Par conséquent, parier sur le « miracle des exportations » tel que le fait le gouvernement relève du fantasme sans aucun fondement. L’aventure macriste n’aura pas le vent arrière (venu de l’extérieur), auquel il attribuait le succès kirchnériste. Au contraire, il devra faire face à un dur hiver extérieur, avec des cyclones qui souffleront de face.

Il reste donc le marché intérieur que la politique néolibérale a commencé à détruire via une opération de saccage qui par sa rapidité et son amplitude n’a pas de précédent dans l’histoire argentine. L’opération semble une folie, une sorte de suicide national si on fait l’analyse du point de vue de la rationalité macroéconomique conventionnelle, mais qui est parfaitement logique si l’on se place du côté des élites locales-transnationalisées immergées dans le court-termisme propre à la spéculation financière actuellement dominante dans le capitalisme global, et qui pillent le marché local.


Raison instrumentale, logique de folie pilleuse accompagnée par l’utopie réactionnaire de la construction d’une économie élitiste agro-minière-industrielle exportatrice. Cette tendance est ainsi commentée avec un optimisme forcé dans les cercles dominants : les sacrifices du présent créeront le bonheur du futur.

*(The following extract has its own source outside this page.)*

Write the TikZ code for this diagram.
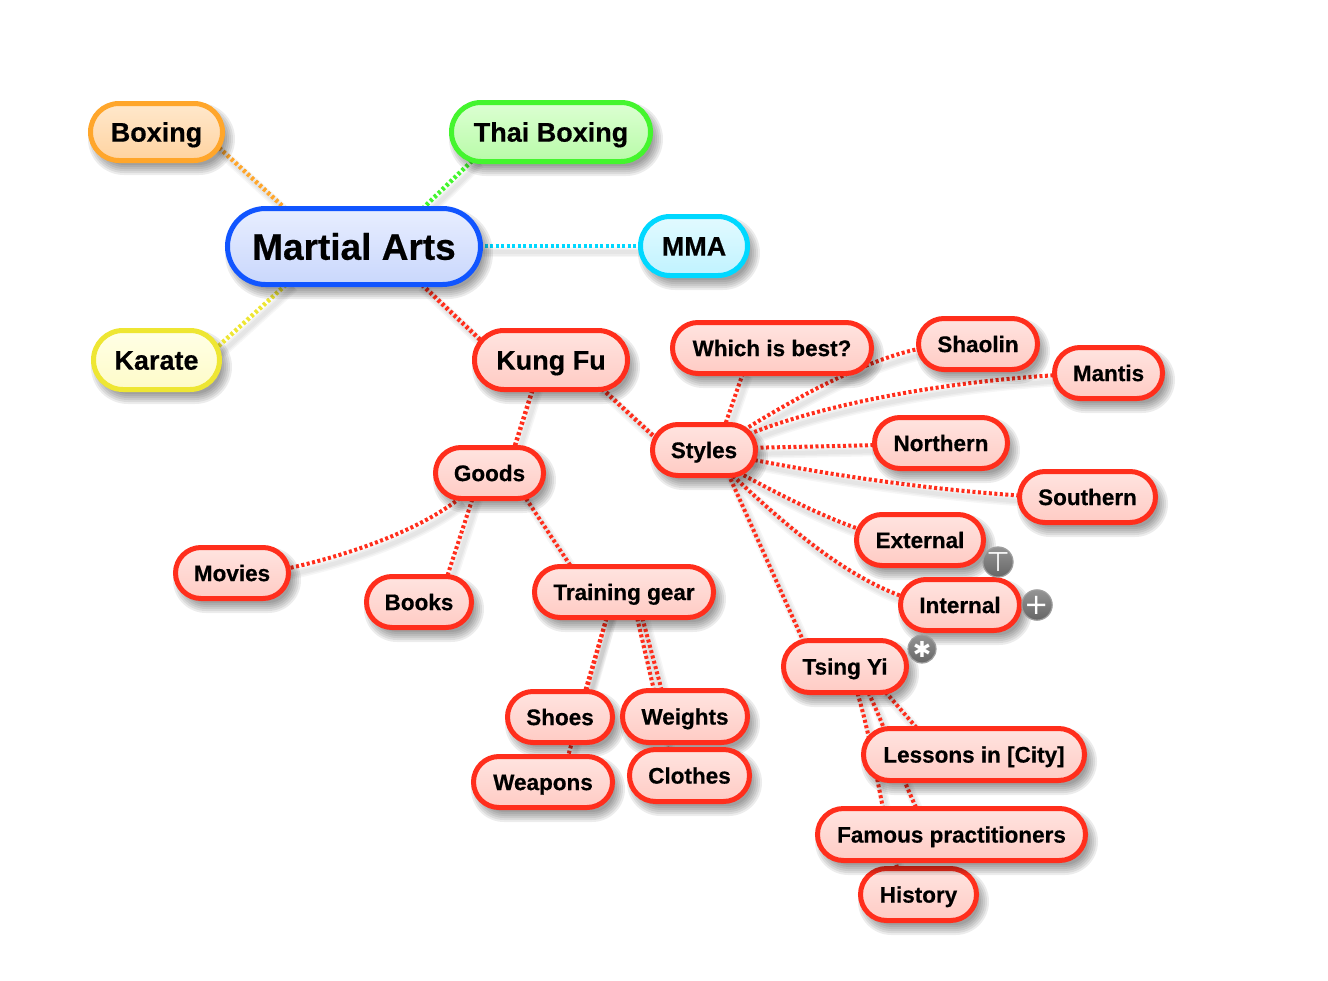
\documentclass[tikz,border=0pt]{standalone}
\usepackage{fontspec}
\setmainfont[BoldFeatures={FakeBold=0.5}]{Liberation Sans}
\newfontfamily\symfont{DejaVu Sans}
\usetikzlibrary{calc,shapes.misc}
\pgfdeclarelayer{linklayer}
\pgfsetlayers{linklayer,main}
\definecolor{orgL}{HTML}{FFA62B}\definecolor{orgT}{HTML}{FFE8CC}\definecolor{orgB}{HTML}{FFD3A0}
\definecolor{grnL}{HTML}{44F52E}\definecolor{grnT}{HTML}{DCFFD2}\definecolor{grnB}{HTML}{B8FBA8}
\definecolor{bluL}{HTML}{1155FF}\definecolor{bluT}{HTML}{E8EEFF}\definecolor{bluB}{HTML}{C9D7FC}
\definecolor{cyaL}{HTML}{00D8FF}\definecolor{cyaT}{HTML}{E2FAFF}\definecolor{cyaB}{HTML}{C0F3FF}
\definecolor{yelL}{HTML}{EEE633}\definecolor{yelT}{HTML}{FFFFE6}\definecolor{yelB}{HTML}{FEFBC8}
\definecolor{redL}{HTML}{FF2E1C}\definecolor{redT}{HTML}{FFE4E0}\definecolor{redB}{HTML}{FFCBC4}
\tikzset{
  mapnode/.style={rounded rectangle,inner sep=0pt,outer sep=0pt,align=center,text=black},
  badge/.style={circle,inner sep=0pt,outer sep=0pt,minimum size=28pt,draw=black!38,line width=1.2pt,
    top color=black!42,bottom color=black!60,text=white},
}
% name, x1,y1,x2,y2, font size, text, colour prefix
\newcommand{\mapbox}[8]{%
  \pgfmathsetmacro{\cxx}{(#2+#4)/2}\pgfmathsetmacro{\cyy}{(#3+#5)/2}%
  \pgfmathsetmacro{\www}{#4-#2-5}\pgfmathsetmacro{\hhh}{#5-#3-5}%
  \pgfmathsetmacro{\tth}{#6*0.716}%
  \foreach \k in {-5,-3,-1,1,3,5}{%
    \pgfmathsetmacro{\rr}{max(2,(#5-#3)/2-\k)}%
    \fill[black,opacity=.075,rounded corners=\rr pt] (#2+5+\k,#3+7+\k) rectangle (#4+5-\k,#5+7-\k);
  }%
  \node[mapnode,draw=#8L,line width=5pt,top color=#8T,middle color=#8B,bottom color=#8B,
    minimum width=\www pt,minimum height=\hhh pt,text height=\tth pt,text depth=0pt,
    font=\fontsize{#6}{#6}\selectfont\bfseries]
    (#1) at (\cxx,\cyy) {#7};%
}
% width, colour, path
\newcommand{\maplink}[3]{%
  \begin{pgfonlayer}{linklayer}
  \foreach \k in {10,7,4}{\draw[black,opacity=.035,line width=\k pt,transform canvas={shift={(4pt,-6pt)}}] #3;}
  \draw[#2,line width=#1pt,dash pattern=on 3pt off 2.5pt] #3;
  \end{pgfonlayer}%
}
\begin{document}
\begin{tikzpicture}[x=1pt,y=-1pt]
\useasboundingbox (0,0) rectangle (1328,980);
\mapbox{boxing}{88}{101}{225}{163}{27}{Boxing}{org}
\mapbox{thai}{449}{100}{653}{164}{27}{Thai Boxing}{grn}
\mapbox{martial}{225}{206}{483}{287}{37}{Martial Arts}{blu}
\mapbox{mma}{638}{214}{750}{278}{27}{MMA}{cya}
\mapbox{karate}{91}{328}{222}{392}{27}{Karate}{yel}
\mapbox{kungfu}{472}{328}{630}{392}{27}{Kung Fu}{red}
\mapbox{goods}{433}{445}{546}{501}{22.5}{Goods}{red}
\mapbox{which}{670}{320}{874}{376}{22.5}{Which is best?}{red}
\mapbox{shaolin}{916}{316}{1040}{372}{22.5}{Shaolin}{red}
\mapbox{mantis}{1052}{345}{1165}{401}{22.5}{Mantis}{red}
\mapbox{styles}{650}{422}{758}{478}{22.5}{Styles}{red}
\mapbox{northern}{872}{415}{1010}{471}{22.5}{Northern}{red}
\mapbox{southern}{1017}{469}{1158}{525}{22.5}{Southern}{red}
\mapbox{external}{854}{512}{986}{568}{22.5}{External}{red}
\mapbox{internal}{898}{577}{1022}{633}{22.5}{Internal}{red}
\mapbox{tsing}{781}{638}{909}{695}{22.5}{Tsing Yi}{red}
\mapbox{movies}{173}{545}{291}{601}{22.5}{Movies}{red}
\mapbox{books}{364}{574}{474}{630}{22.5}{Books}{red}
\mapbox{training}{532}{564}{716}{620}{22.5}{Training gear}{red}
\mapbox{shoes}{505}{689}{615}{745}{22.5}{Shoes}{red}
\mapbox{weights}{620}{688}{750}{745}{22.5}{Weights}{red}
\mapbox{weapons}{471}{754}{615}{810}{22.5}{Weapons}{red}
\mapbox{clothes}{627}{747}{752}{804}{22.5}{Clothes}{red}
\mapbox{history}{858}{866}{979}{923}{22.5}{History}{red}
\mapbox{famous}{815}{806}{1088}{863}{22.5}{Famous practitioners}{red}
\mapbox{lessons}{861}{726}{1087}{783}{22.5}{Lessons in [City]}{red}

\node[badge] (bt) at (998,562) {\symfont\fontsize{27}{27}\selectfont ⊤};
\node[badge] (bp) at (1037,605) {\symfont\fontsize{29}{29}\selectfont +};
\node[badge] (bs) at (922,649) {\symfont\fontsize{22}{22}\selectfont ✱};

\maplink{4.5}{orgL}{($(boxing)+(58.5,12)$) -- ($(martial)+(-64,-33.5)$)}
\maplink{4.5}{grnL}{($(thai)+(-75,25)$) -- ($(martial)+(64,-33.5)$)}
\maplink{4.5}{cyaL}{($(martial)+(125,-.5)$) -- ($(mma)+(-50,0)$)}
\maplink{4.5}{yelL}{($(martial)+(-64,34.5)$) -- ($(karate)+(55.5,-8)$)}
\maplink{4.5}{redL}{($(martial)+(64,34.5)$) -- ($(kungfu)+(-61,-11)$)}
\maplink{4.5}{redL}{($(kungfu)+(-17,25)$) -- ($(goods)+(23.5,-21)$)}
\maplink{4.5}{redL}{($(kungfu)+(47,25)$) -- ($(styles)+(-44,-8)$)}
\maplink{4}{redL}{($(goods)+(-29.5,25)$) .. controls (420,530) and (350,555) .. ($(movies)+(53,-4)$)}
\maplink{4}{redL}{($(goods)+(-15.5,21)$) -- ($(books)+(27,-22)$)}
\maplink{4}{redL}{($(goods)+(33.5,21)$) -- ($(training)+(-50,-21)$)}
\maplink{4}{redL}{($(training)+(-16,21)$) -- ($(shoes)+(24,-22)$)}
\maplink{4}{redL}{($(training)+(-16,21)$) -- ($(weapons)+(24,-22)$)}
\maplink{4}{redL}{($(training)+(12,21)$) -- ($(clothes)+(-21.5,-25)$)}
\maplink{4}{redL}{($(training)+(17,21)$) -- ($(weights)+(-22,-21.5)$)}
\maplink{4}{redL}{($(styles)+(20,-22)$) -- ($(which)+(-28,22)$)}
\maplink{4}{redL}{($(styles)+(40,-20)$) .. controls (800,395) and (870,358) .. ($(shaolin)+(-55,4)$)}
\maplink{4}{redL}{($(styles)+(40,-14)$) .. controls (820,405) and (940,382) .. ($(mantis)+(-50,2)$)}
\maplink{4}{redL}{($(styles)+(40,-2)$) -- ($(northern)+(-60,2)$)}
\maplink{4}{redL}{($(styles)+(40,8)$) .. controls (830,475) and (930,490) .. ($(southern)+(-60,-1)$)}
\maplink{4}{redL}{($(styles)+(30,20)$) .. controls (780,495) and (825,518) .. ($(external)+(-55,-9)$)}
\maplink{4}{redL}{($(styles)+(25,22)$) .. controls (790,530) and (850,580) .. ($(internal)+(-50,-6)$)}
\maplink{4}{redL}{($(styles)+(22,19)$) -- ($(tsing)+(-39,-19.5)$)}
\maplink{4}{redL}{($(tsing)+(37,21.5)$) -- ($(lessons)+(-52,-20.5)$)}
\maplink{4}{redL}{($(tsing)+(21,21.5)$) .. controls (885,725) and (900,775) .. ($(famous)+(-33,-22)$)}
\maplink{4}{redL}{($(tsing)+(11,21.5)$) .. controls (875,750) and (880,810) .. ($(history)+(-20,-22)$)}
\end{tikzpicture}
\end{document}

On revient ici au vieux discours des années 90 : « Nous allons mal, mais nous allons vers le mieux » (et c’est ainsi qu’on a abouti au désastre de 2001).


Désordre macroéconomique en vue


La bataille macriste est cependant loin d’être gagnée. Bien au contraire, elle a deux obstacles importants à dépasser :
- le premier se situe au sein même des secteurs dominants (grands producteurs et vendeurs de céréales, ainsi que les grandes entreprises exportatrices – grupo Techint, Arcor, Aluar, etc.), que Mauricio Macri lui-même appelle le « cercle rouge »
- et le 2e est le peuple travailleur qui ne va pas accepter de se soumettre à ce à quoi ces secteurs hégémoniques subordonnés au capital financier international prétendent : extraire de son travail et de ses sacrifices les dollars qui viendront enrichir leurs comptes à l’étranger.

Toutes les mesures adoptées par le Ministère de l’Économie et des Finances et par la Banque Centrale s’appuient sur des entrées possibles de devises qui dépendent – pour utiliser un euphémisme- de la volonté des investisseurs supposés d’apporter des capitaux au pays, et semblent ne pas tenir compte de la demande très concrète des entreprises qui veulent transférer leurs profits à l’extérieur, ni de la volonté d’amples secteurs de la classe moyenne qui voient dans la devise nord-américaine leur seule référence d’épargne (secteurs dont le comportement est conditionné par la négociation de la dette avec le juge Griesa – NdT : affaire des fonds vautours).

En synthèse, rien n’est résolu au niveau financier et économique, et si l’on pense à la négociation avec les fonds vautours, il y a fort à parier qu’elle n’apportera ni le coup de confiance ni la pluie de dollars annoncés. Elle risque bien plutôt d’entraîner plus de « pillage » et des exigences supplémentaires d’ajustement. Par ailleurs, le « cercle rouge » pendant qu’il dévore la première dévaluation de Macri, commence à faire pression pour que cette dévaluation soit plus importante. On s’en rend compte lorsqu’on observe ce dont informent la Chambre de l’industrie huilière de la république argentine (CIARA) et le Centre des Exportateurs de Céréales (CEC), qui selon Prat Gay devaient liquider des ventes pour 400 millions de US $ par jour depuis le 16 décembre (jour où le « cepo » a été levé) et qui en fait jusqu’au 11 janvier 2016 n’ont liquidé que 174 millions de US $. Ces structures n’ont même pas élevé leurs ventes quand la devise a dépassé la valeur officielle de 14$ la première semaine de l’année.

Et il faut encore évoquer ceux qui vont être le plus touchés par ces mesures : les travailleurs qui réclament des paritaires, la préservation de leurs droits, leurs rémunérations et leur emploi. Il est certain que le gouvernement de Macri est le fruit d’élections, ce qui lui octroie une certaine légitimité, mais cependant son comportement quasi inconstitutionnel (déluge de « décrets d’urgence ») érode très rapidement cette légitimité. Ceci pourrait conduire à une crise de gouvernabilité qui ne pourra être retardée avec des fanfaronneries (tel que le mémorable « état de siège » de Fernando de la Rua).

Le proche avenir est horrible, mais cet avenir est aussi celui de ceux qui croient qu’ils peuvent gouverner avec des tromperies et manipulations médiatiques. Une chose est le discours de campagne, une autre est la cruelle réalité, dont la complexité dépasse les simplifications néolibérales.

Nous nous acheminons probablement vers un autre 2001, mais de manière plus abrupte et plus absurde. Tandis que les « CEOcrates » mettent le feu, nous devrions nous préparer à ce que leur déroute soit cette fois définitive.